On 12/01/2017 22:57, Stefan Bethke wrote:
Am 12.01.2017 um 23:29 schrieb Stefan Bethke <[email protected]>:
I’ve just created two pools on a freshly partitioned disk, using 11.0 amd64,
and the shift appears to be 9:
# zpool status -v host
pool: host
state: ONLINE
status: One or more devices are configured to use a non-native block size.

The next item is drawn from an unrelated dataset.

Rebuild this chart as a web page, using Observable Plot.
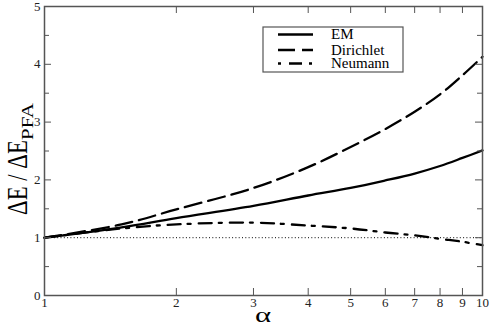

Expect reduced performance.
action: Replace affected devices with devices that support the
configured block size, or migrate data to a properly configured
pool.
scan: none requested
config:
NAME STATE READ WRITE CKSUM
host ONLINE 0 0 0
gpt/host0 ONLINE 0 0 0 block size: 512B configured,
4096B native
errors: No known data errors
# zdb host | grep ashift
ashift: 9
ashift: 9
But:
# sysctl vfs.zfs.min_auto_ashift
vfs.zfs.min_auto_ashift: 12
Of course, I’ve noticed this only after restoring all the backups, and getting
ready to put the box back into production.
Is this expected behaviour? I guess there’s no simple fix, and I have to start
over from scratch?
I had falsely assumed that vfs.zfs.min_auto_ashift would be 12 in all
circumstances. It appears when running FreeBSD 11.0p2 in VirtualBox, it can be
9. And my target disk was attached to the host and mapped into the VM as a
„native disk image“, but the 4k native sector size apparently got lost in that
abstraction.
The output above is with the disk installed in the target system with a native
AHCI connection, and the system booted from that disk.
I’ve certainly learned to double check the ashift property on creating pools.
The default value for vfs.zfs.min_auto_ashift is 9, so unless you
specifically set it to 12 you will get the behaviour you described.